Pictures within the data are to be left out; everything else must be reproduced exactly.

Data segment:
= = = = =

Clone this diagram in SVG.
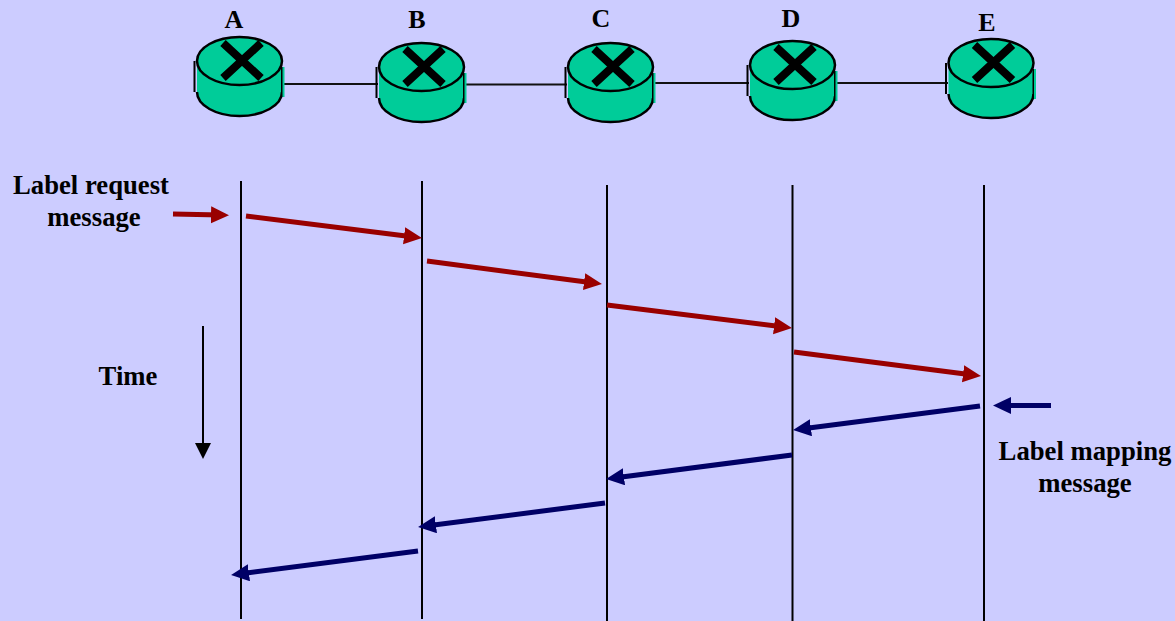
<svg xmlns="http://www.w3.org/2000/svg" width="1175" height="621" viewBox="0 0 1175 621">
<style>
text{font-family:"Liberation Serif",serif;font-weight:bold;fill:#000;text-anchor:middle}
.n{font-size:26px}.l{font-size:26.700px}
.link{stroke:#111;stroke-width:2;fill:none}
.life{stroke:#000;stroke-width:2;fill:none}
.red{stroke:#990000;stroke-width:5;fill:none;marker-end:url(#mr)}
.blue{stroke:#000066;stroke-width:5;fill:none;marker-end:url(#mb)}
</style>
<defs>
<marker id="mr" markerUnits="userSpaceOnUse" markerWidth="20" markerHeight="18" refX="10" refY="8.500" orient="auto"><path d="M0 0L18 8.500L0 17Z" fill="#990000"/></marker>
<marker id="mb" markerUnits="userSpaceOnUse" markerWidth="20" markerHeight="18" refX="10" refY="8.500" orient="auto"><path d="M0 0L18 8.500L0 17Z" fill="#000066"/></marker>
<marker id="mk" markerUnits="userSpaceOnUse" markerWidth="16" markerHeight="20" refX="8" refY="8" orient="auto"><path d="M0 0L16 8L0 16Z" fill="#000"/></marker>
<g id="router">
<path d="M-42.500 0V31A42.500 24 0 0 0 42.500 31V0Z" fill="#00cc99"/>
<path d="M-42.500 31A42.500 24 0 0 0 42.500 31" fill="none" stroke="#000" stroke-width="2.500"/>
<path d="M-45 0V31" stroke="#000" stroke-width="2" fill="none"/>
<path d="M42.500 6V36" stroke="#000" stroke-width="2" fill="none"/>
<path d="M44 6V36" stroke="#00cc99" stroke-width="2" fill="none"/>
<ellipse rx="42.500" ry="24" fill="#00cc99" stroke="#000" stroke-width="2.500"/>
<path d="M-16.500 -18L21.500 17M21.500 -18L-16.500 17" stroke="#000" stroke-width="8" fill="none"/>
</g>
</defs>
<rect width="1175" height="621" fill="#ccccff"/>
<g id="connectors">
<path class="link" d="M284 84H378"/>
<path class="link" d="M465 84.500H567"/>
<path class="link" d="M654 83H749"/>
<path class="link" d="M836 83H948"/>
<path class="life" d="M241 181V619"/>
<path class="life" d="M422 181V619"/>
<path class="life" d="M607 185V621"/>
<path class="life" d="M792.500 185V621"/>
<path class="life" d="M984 185V621"/>
<path class="red" d="M173 214L221 215"/>
<path class="red" d="M246 216L414 237"/>
<path class="red" d="M427 261L594 283"/>
<path class="red" d="M607 305L784 327"/>
<path class="red" d="M794 352L973 375"/>
<path class="blue" d="M1051 405.500H1001"/>
<path class="blue" d="M980 406L801 429"/>
<path class="blue" d="M792 455L614 478"/>
<path class="blue" d="M605 503L426 526"/>
<path class="blue" d="M418 551L239 574"/>
<path d="M203 326V451" stroke="#000" stroke-width="2" fill="none" marker-end="url(#mk)"/>
</g>
<g id="node-a"><use href="#router" x="239.500" y="61"/><text class="n" x="234" y="28">A</text></g>
<g id="node-b"><use href="#router" x="421.500" y="67"/><text class="n" x="417" y="28">B</text></g>
<g id="node-c"><use href="#router" x="610.500" y="67"/><text class="n" x="601" y="27">C</text></g>
<g id="node-d"><use href="#router" x="792.500" y="65"/><text class="n" x="791" y="27">D</text></g>
<g id="node-e"><use href="#router" x="991" y="63"/><text class="n" x="987" y="31">E</text></g>
<g id="label-request"><text class="l" x="91" y="194">Label request</text><text class="l" x="94" y="226">message</text></g>
<g id="label-time"><text class="l" x="128" y="385">Time</text></g>
<g id="label-mapping"><text class="l" x="1085" y="460">Label mapping</text><text class="l" x="1085" y="492">message</text></g>
</svg>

= = = = =

Result of this task:
Clone this diagram in SVG.
<svg xmlns="http://www.w3.org/2000/svg" width="1175" height="621" viewBox="0 0 1175 621">
<style>
text{font-family:"Liberation Serif",serif;font-weight:bold;fill:#000;text-anchor:middle}
.n{font-size:26px}.l{font-size:26.700px}
.link{stroke:#111;stroke-width:2;fill:none}
.life{stroke:#000;stroke-width:2;fill:none}
.red{stroke:#990000;stroke-width:5;fill:none;marker-end:url(#mr)}
.blue{stroke:#000066;stroke-width:5;fill:none;marker-end:url(#mb)}
</style>
<defs>
<marker id="mr" markerUnits="userSpaceOnUse" markerWidth="20" markerHeight="18" refX="10" refY="8.500" orient="auto"><path d="M0 0L18 8.500L0 17Z" fill="#990000"/></marker>
<marker id="mb" markerUnits="userSpaceOnUse" markerWidth="20" markerHeight="18" refX="10" refY="8.500" orient="auto"><path d="M0 0L18 8.500L0 17Z" fill="#000066"/></marker>
<marker id="mk" markerUnits="userSpaceOnUse" markerWidth="16" markerHeight="20" refX="8" refY="8" orient="auto"><path d="M0 0L16 8L0 16Z" fill="#000"/></marker>
<g id="router">
<path d="M-42.500 0V31A42.500 24 0 0 0 42.500 31V0Z" fill="#00cc99"/>
<path d="M-42.500 31A42.500 24 0 0 0 42.500 31" fill="none" stroke="#000" stroke-width="2.500"/>
<path d="M-45 0V31" stroke="#000" stroke-width="2" fill="none"/>
<path d="M42.500 6V36" stroke="#000" stroke-width="2" fill="none"/>
<path d="M44 6V36" stroke="#00cc99" stroke-width="2" fill="none"/>
<ellipse rx="42.500" ry="24" fill="#00cc99" stroke="#000" stroke-width="2.500"/>
<path d="M-16.500 -18L21.500 17M21.500 -18L-16.500 17" stroke="#000" stroke-width="8" fill="none"/>
</g>
</defs>
<rect width="1175" height="621" fill="#ccccff"/>
<g id="connectors">
<path class="link" d="M284 84H378"/>
<path class="link" d="M465 84.500H567"/>
<path class="link" d="M654 83H749"/>
<path class="link" d="M836 83H948"/>
<path class="life" d="M241 181V619"/>
<path class="life" d="M422 181V619"/>
<path class="life" d="M607 185V621"/>
<path class="life" d="M792.500 185V621"/>
<path class="life" d="M984 185V621"/>
<path class="red" d="M173 214L221 215"/>
<path class="red" d="M246 216L414 237"/>
<path class="red" d="M427 261L594 283"/>
<path class="red" d="M607 305L784 327"/>
<path class="red" d="M794 352L973 375"/>
<path class="blue" d="M1051 405.500H1001"/>
<path class="blue" d="M980 406L801 429"/>
<path class="blue" d="M792 455L614 478"/>
<path class="blue" d="M605 503L426 526"/>
<path class="blue" d="M418 551L239 574"/>
<path d="M203 326V451" stroke="#000" stroke-width="2" fill="none" marker-end="url(#mk)"/>
</g>
<g id="node-a"><use href="#router" x="239.500" y="61"/><text class="n" x="234" y="28">A</text></g>
<g id="node-b"><use href="#router" x="421.500" y="67"/><text class="n" x="417" y="28">B</text></g>
<g id="node-c"><use href="#router" x="610.500" y="67"/><text class="n" x="601" y="27">C</text></g>
<g id="node-d"><use href="#router" x="792.500" y="65"/><text class="n" x="791" y="27">D</text></g>
<g id="node-e"><use href="#router" x="991" y="63"/><text class="n" x="987" y="31">E</text></g>
<g id="label-request"><text class="l" x="91" y="194">Label request</text><text class="l" x="94" y="226">message</text></g>
<g id="label-time"><text class="l" x="128" y="385">Time</text></g>
<g id="label-mapping"><text class="l" x="1085" y="460">Label mapping</text><text class="l" x="1085" y="492">message</text></g>
</svg>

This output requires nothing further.